In February 2020, the State charged Iniguez with an offender registration violation in case number 20CR591 (the 2020 case). For reasons not explained by the record before us, there was no action taken on Iniguez's case from May 2020 until March 2024. Iniguez pleaded guilty to an amended charge in the 2020 case in May 2024.
In July 2024, the district court held a joint hearing for a probation violation in the 2018 case and sentencing in the 2020 case, along with a probation violation in a third case (from 2015). As part of a plea deal, the parties recommended that the court discharge Iniguez's probation in the 2015 case, reinstate and extend Iniguez's probation in the 2018 case, and impose probation in the newly sentenced 2020 case. The district court followed this recommendation: It found Iniguez had violated the terms of his probation in the 2018 case and ordered that probation be extended for 24 months. The court also ordered Iniguez to serve 24 months' probation in the 2020 case, with an underlying 57- month prison sentence.
In December 2024, the district court held a hearing and found that Iniguez had again violated the terms of his probation. The court ultimately revoked his probation in the 2018 and 2020 cases, modified the controlling sentence in the 2018 case to 12
2 months' imprisonment, and ordered the 2018 and 2020 sentences to be served consecutively.
The journal entry from this hearing shows the court awarded Iniguez 17 days of jail credit in the 2018 case but declined to award credit for an additional 204 days that Iniguez has spent incarcerated, as he was also being held in the 2015 case at the time.

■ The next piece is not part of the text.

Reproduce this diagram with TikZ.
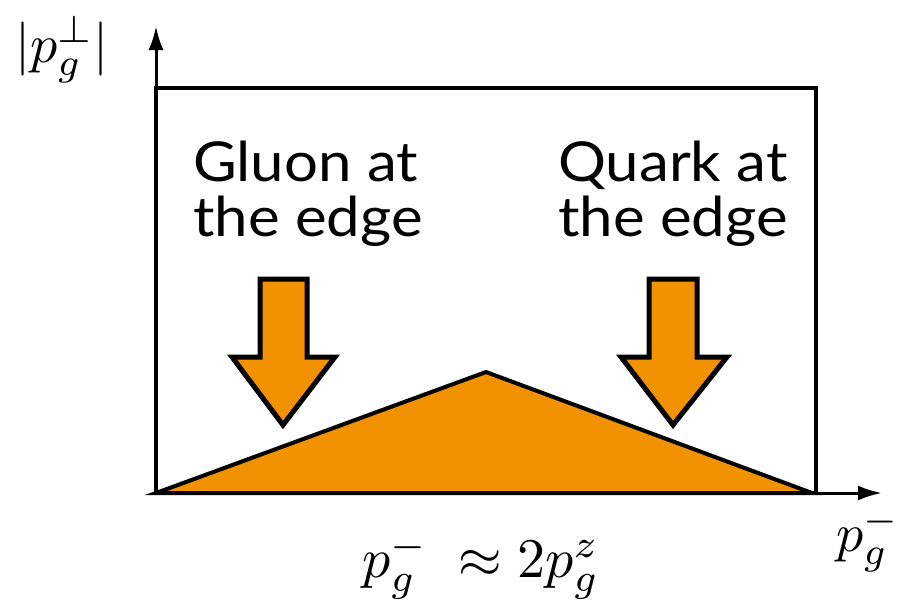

The court did not award any jail credit in the 2020 case, as Iniguez was being held in multiple cases for the entire time he spent in jail pending the disposition of that case.
Iniguez appealed the district court's jail-credit award in both cases, and this court granted his motion to consolidate the cases on appeal.
DISCUSSION
Iniguez's arguments on appeal relate solely to jail credit. He asserts that the district court erred in denying him credit for the days he spent incarcerated pending the resolution of his 2018 and 2020 cases. The State agrees that Iniguez is entitled to "some credit in the instant cases because he never served a sentence in [the 2015 case], and the jail credit that was attributed to that case became dead time." We agree, but on broader grounds than the State provides.
At the outset, Iniguez acknowledges that he did not raise this claim before the district court—a fact that ordinarily might weigh against our consideration of the issue on appeal. But as he notes, the matter presents a question of law and the facts relating to Iniguez's jail credit are undisputed. See State v. Godfrey, 301 Kan. 1041, 1043, 350 P.3d 1068 (2015); see also State v. Ervin, 320 Kan. 287, 306, 566 P.3d 481 (2025) (finding an exception to the preservation rule applied because appellant presented "a question of law involving interpretation of a statute that is presented on admitted facts"). We thus proceed to consider Iniguez's claim.
3 Jail credit in Kansas is governed by K.S.A. 21-6615(a). The version of that statute in effect when Iniguez committed his offenses in the 2018 and 2020 cases states that a defendant in a criminal case should receive an "allowance" against their sentence for the time they "spent incarcerated pending the disposition of the defendant's case." K.S.A. 2018 Supp. 21-6615(a); K.S.A. 2020 Supp. 21-6615(a).
As our state's caselaw has now thoroughly discussed, Kansas courts previously interpreted this provision to allow a defendant to receive jail credit only if they were being held "solely" on the crime charged. See State v. Smith, 309 Kan. 977, 981, 441 P.3d 1041 (2019); Campbell v. State, 223 Kan. 528, 529-31, 575 P.2d 524 (1978). This meant that criminal defendants who were held in jail for multiple cases would sometimes receive no jail credit for any of those cases. State v. Hopkins, 317 Kan. 652, 657-59, 537 P.3d 845 (2023). But in 2023, our Supreme Court overruled this interpretation of the statute after finding that it had become "unworkable and inconsistently applied." 317 Kan. at 657. Under its new interpretation, the Supreme Court held, "a defendant shall be awarded jail time credit for all time spent in custody pending the disposition of his or her case." 317 Kan. at 657.
Similarly in Ervin, which was decided while Iniguez's cases have been pending on appeal, the Kansas Supreme Court held that the version of K.S.A. 21-6615(a) in effect in Iniguez's case "require[s] a district court to award [credit] for all time spent [in jail] 'pending the disposition of the defendant's case.'" 320 Kan. at 311. Our Supreme Court clarified that the jail-credit statute compels an award of one day of jail-time credit for "each day that [a defendant is] incarcerated pending disposition of [a criminal] case regardless of whether [the defendant] received an allowance for some or all that time against a sentence in another case." 320 Kan. at 311-12.
4 Iniguez's appeal presents a matter governed by Hopkins and Ervin. The district court first determined what jail credit should be awarded in Iniguez's 2018 and 2020 cases after it revoked his probation in December 2024.